TASK DIRECTIONS:
A single run of lines is to be printed exactly: starting at the line with "Emit a Python" and ending at the line with "plt.rcParams['font.family'] = ['DejaVu Sans']", both included. Leave the pictures out.
--- START OF MATERIAL TO PROCESS ---
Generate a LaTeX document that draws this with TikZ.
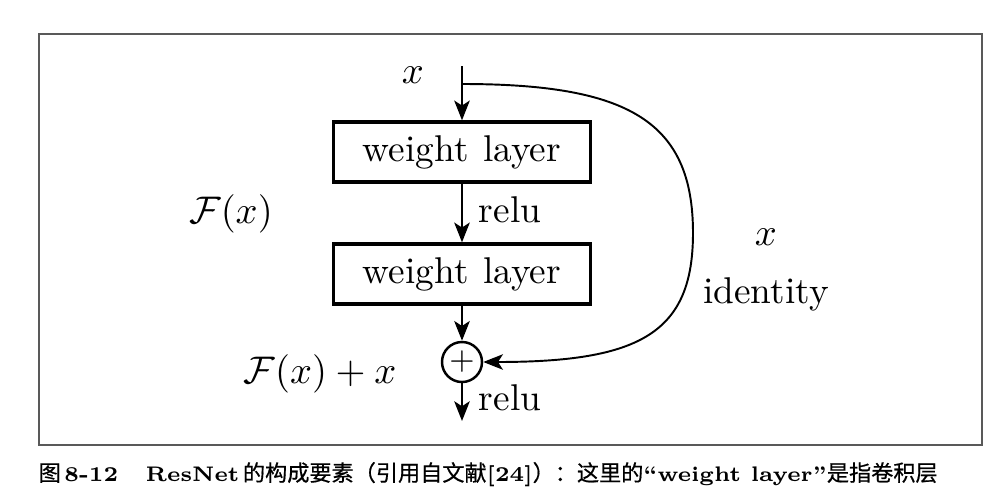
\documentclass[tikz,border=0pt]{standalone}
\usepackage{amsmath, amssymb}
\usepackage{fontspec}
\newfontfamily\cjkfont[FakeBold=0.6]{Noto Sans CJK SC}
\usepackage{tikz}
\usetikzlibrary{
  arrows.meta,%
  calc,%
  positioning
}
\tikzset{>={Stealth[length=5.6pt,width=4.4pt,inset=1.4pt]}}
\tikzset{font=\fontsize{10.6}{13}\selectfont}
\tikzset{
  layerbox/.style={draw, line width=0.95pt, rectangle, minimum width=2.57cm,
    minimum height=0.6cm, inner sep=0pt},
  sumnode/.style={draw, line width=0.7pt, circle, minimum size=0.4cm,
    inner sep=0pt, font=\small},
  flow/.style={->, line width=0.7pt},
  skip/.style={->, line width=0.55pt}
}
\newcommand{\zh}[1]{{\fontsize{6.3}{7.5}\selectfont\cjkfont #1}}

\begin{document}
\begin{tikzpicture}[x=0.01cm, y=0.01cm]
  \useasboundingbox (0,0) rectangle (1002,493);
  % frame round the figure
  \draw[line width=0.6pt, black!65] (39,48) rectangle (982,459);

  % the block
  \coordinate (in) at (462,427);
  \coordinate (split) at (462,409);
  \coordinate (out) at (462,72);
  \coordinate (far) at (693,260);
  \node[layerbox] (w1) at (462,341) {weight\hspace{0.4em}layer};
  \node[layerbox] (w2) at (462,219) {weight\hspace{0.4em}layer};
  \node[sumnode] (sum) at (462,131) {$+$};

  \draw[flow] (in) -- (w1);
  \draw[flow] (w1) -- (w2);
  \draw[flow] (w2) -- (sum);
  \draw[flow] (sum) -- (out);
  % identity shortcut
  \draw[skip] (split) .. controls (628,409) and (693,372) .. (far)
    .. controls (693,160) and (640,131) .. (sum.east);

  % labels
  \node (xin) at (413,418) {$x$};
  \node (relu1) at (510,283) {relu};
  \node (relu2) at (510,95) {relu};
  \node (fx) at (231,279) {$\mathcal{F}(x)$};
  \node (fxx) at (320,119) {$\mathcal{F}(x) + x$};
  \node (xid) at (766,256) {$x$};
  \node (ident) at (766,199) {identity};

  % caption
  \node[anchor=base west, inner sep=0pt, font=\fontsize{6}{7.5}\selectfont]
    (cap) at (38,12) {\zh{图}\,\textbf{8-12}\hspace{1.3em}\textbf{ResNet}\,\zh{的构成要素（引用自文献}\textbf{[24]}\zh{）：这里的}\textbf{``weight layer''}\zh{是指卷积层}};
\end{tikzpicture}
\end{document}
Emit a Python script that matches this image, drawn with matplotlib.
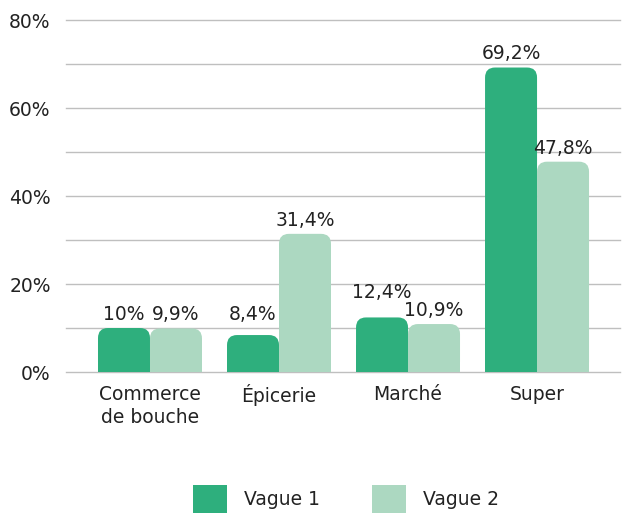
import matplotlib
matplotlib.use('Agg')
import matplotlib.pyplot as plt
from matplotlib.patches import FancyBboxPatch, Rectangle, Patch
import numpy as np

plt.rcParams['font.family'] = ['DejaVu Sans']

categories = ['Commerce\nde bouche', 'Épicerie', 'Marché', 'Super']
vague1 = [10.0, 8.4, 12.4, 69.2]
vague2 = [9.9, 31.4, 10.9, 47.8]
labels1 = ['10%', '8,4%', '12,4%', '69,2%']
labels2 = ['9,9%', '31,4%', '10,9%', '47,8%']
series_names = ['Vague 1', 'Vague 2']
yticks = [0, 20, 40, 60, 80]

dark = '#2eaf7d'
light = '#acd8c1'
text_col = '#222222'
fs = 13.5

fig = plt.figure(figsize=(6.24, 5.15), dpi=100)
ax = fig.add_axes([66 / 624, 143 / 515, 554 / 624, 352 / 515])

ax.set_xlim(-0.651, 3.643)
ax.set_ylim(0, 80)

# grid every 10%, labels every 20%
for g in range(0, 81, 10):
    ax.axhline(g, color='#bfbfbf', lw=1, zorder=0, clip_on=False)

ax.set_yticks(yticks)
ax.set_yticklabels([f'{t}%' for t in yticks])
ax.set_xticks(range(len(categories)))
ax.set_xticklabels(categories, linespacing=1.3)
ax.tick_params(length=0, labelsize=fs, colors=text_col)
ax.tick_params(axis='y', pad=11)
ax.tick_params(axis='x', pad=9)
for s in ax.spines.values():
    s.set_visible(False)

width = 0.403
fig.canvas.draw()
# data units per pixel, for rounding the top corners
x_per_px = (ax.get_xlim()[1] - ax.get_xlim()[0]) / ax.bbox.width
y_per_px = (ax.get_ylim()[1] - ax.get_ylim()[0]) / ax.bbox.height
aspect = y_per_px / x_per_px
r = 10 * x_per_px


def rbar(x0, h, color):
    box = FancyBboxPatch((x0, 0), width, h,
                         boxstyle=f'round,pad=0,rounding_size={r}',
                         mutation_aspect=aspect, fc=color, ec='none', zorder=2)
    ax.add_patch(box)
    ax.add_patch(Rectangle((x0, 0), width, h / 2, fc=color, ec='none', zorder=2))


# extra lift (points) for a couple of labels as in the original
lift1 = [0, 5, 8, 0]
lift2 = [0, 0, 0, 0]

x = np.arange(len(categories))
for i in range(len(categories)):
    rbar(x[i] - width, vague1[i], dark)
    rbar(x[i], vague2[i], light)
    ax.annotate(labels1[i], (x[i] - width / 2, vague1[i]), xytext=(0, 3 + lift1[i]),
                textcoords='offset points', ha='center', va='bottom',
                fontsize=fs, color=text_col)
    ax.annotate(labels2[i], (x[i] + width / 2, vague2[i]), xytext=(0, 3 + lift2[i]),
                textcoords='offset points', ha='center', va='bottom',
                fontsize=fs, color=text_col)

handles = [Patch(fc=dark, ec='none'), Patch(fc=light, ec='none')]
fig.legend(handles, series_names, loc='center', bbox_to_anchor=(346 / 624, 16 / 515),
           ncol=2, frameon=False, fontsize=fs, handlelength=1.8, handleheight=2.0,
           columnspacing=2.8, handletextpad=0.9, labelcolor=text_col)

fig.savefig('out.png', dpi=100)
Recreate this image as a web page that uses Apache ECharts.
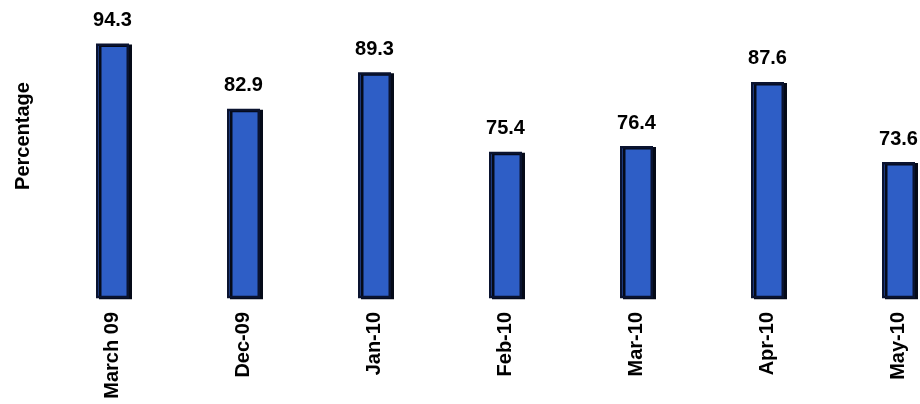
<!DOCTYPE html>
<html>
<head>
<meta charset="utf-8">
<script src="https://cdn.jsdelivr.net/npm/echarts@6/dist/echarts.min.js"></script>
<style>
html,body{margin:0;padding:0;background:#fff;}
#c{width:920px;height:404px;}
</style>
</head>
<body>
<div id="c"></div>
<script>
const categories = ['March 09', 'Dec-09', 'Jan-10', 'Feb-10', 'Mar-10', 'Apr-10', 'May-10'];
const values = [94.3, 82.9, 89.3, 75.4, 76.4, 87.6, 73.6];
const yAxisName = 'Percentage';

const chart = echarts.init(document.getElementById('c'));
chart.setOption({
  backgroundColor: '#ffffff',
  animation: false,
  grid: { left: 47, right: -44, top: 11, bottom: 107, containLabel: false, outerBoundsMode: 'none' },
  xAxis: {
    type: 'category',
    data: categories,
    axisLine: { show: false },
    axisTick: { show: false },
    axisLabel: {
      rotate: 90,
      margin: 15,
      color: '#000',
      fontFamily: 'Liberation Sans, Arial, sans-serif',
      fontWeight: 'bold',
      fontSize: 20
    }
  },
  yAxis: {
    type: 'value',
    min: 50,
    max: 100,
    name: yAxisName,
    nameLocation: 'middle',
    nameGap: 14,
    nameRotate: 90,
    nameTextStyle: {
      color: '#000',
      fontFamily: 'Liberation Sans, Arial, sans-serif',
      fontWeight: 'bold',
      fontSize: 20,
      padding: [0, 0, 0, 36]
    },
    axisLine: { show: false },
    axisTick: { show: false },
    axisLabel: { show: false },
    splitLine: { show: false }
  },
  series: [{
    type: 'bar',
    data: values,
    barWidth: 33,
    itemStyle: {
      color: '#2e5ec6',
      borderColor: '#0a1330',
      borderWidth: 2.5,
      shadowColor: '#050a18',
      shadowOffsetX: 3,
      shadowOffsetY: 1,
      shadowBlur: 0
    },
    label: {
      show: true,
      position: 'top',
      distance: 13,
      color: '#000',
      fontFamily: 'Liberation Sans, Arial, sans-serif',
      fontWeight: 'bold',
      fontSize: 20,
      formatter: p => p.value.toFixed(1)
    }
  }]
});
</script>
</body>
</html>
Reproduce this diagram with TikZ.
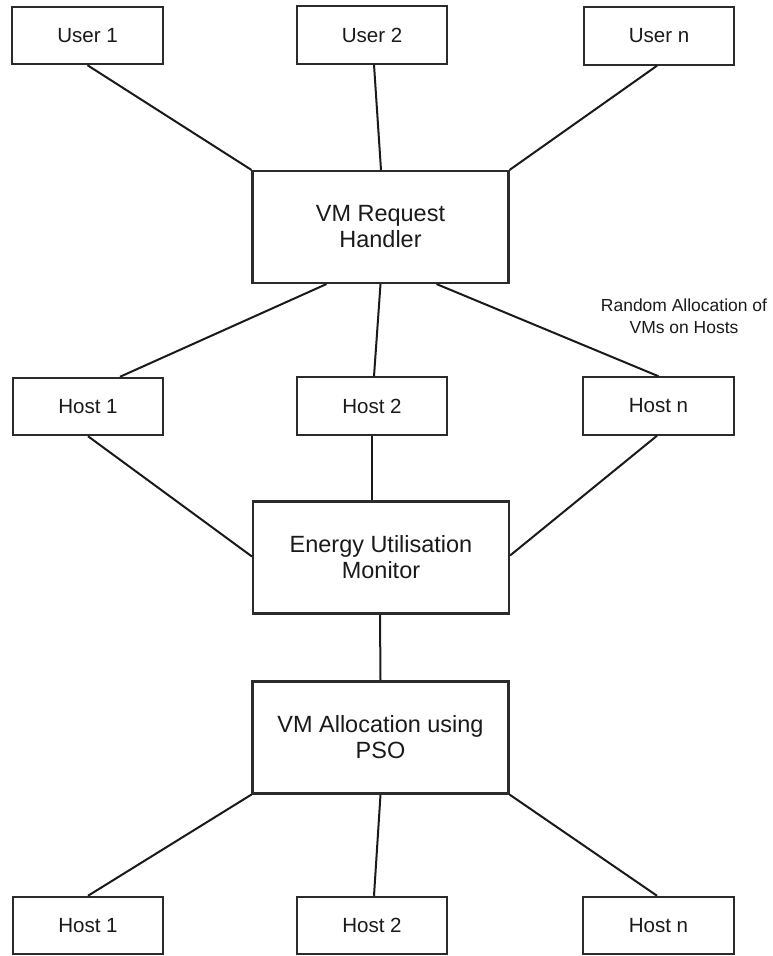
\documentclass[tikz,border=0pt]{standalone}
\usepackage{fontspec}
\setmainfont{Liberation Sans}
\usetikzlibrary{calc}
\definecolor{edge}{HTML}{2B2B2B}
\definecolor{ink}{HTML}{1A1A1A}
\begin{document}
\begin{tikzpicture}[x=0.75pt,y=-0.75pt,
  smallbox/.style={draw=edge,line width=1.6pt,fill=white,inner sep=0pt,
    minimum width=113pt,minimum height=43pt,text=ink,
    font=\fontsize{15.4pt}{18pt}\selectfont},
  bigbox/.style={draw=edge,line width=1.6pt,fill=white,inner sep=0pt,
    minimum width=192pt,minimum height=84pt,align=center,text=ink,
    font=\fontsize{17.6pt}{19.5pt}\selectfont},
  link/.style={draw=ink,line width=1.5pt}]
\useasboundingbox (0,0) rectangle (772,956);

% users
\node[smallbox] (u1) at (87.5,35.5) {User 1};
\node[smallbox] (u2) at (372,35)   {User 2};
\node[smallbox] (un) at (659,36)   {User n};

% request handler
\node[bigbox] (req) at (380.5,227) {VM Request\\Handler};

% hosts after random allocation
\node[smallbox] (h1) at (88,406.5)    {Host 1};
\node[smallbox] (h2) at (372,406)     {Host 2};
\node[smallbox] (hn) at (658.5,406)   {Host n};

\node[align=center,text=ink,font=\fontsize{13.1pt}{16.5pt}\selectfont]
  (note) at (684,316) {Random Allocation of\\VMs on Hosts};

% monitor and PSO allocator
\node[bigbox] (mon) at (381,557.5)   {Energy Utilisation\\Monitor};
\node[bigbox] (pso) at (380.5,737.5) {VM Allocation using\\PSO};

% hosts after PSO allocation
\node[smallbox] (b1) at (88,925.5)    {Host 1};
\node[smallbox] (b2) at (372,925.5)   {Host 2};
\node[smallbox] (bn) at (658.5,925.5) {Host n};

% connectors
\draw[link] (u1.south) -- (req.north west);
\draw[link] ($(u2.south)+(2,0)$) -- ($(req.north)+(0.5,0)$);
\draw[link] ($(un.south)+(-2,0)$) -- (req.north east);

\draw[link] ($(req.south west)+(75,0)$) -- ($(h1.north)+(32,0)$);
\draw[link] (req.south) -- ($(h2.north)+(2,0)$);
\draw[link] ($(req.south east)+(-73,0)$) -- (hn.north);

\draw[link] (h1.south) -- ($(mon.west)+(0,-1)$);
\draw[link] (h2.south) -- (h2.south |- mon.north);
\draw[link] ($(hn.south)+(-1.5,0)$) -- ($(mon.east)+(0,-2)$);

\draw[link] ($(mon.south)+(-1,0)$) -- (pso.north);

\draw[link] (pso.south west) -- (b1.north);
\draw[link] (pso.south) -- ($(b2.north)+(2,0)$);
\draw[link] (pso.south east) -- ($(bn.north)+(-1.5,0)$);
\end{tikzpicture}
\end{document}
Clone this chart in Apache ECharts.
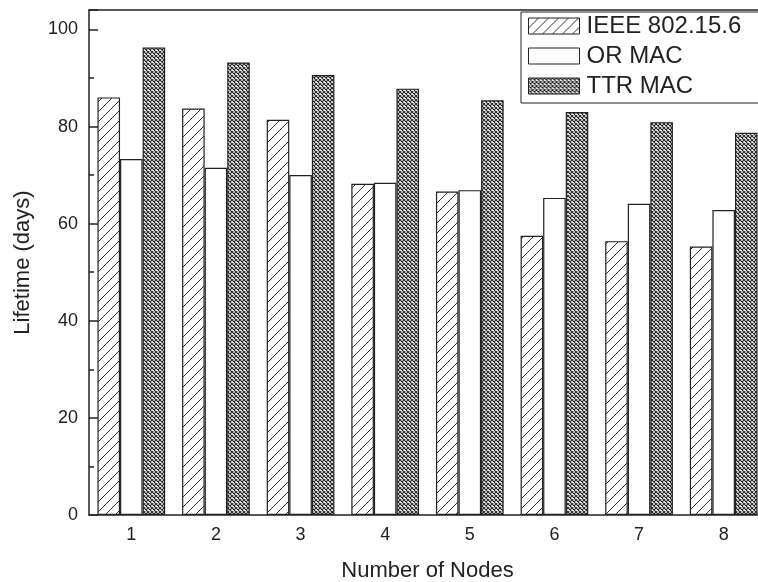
--- END OF MATERIAL TO PROCESS ---
TASK RESULT:
Emit a Python script that matches this image, drawn with matplotlib.
import matplotlib
matplotlib.use('Agg')
import matplotlib.pyplot as plt
from matplotlib.patches import FancyBboxPatch, Rectangle, Patch
import numpy as np

plt.rcParams['font.family'] = ['DejaVu Sans']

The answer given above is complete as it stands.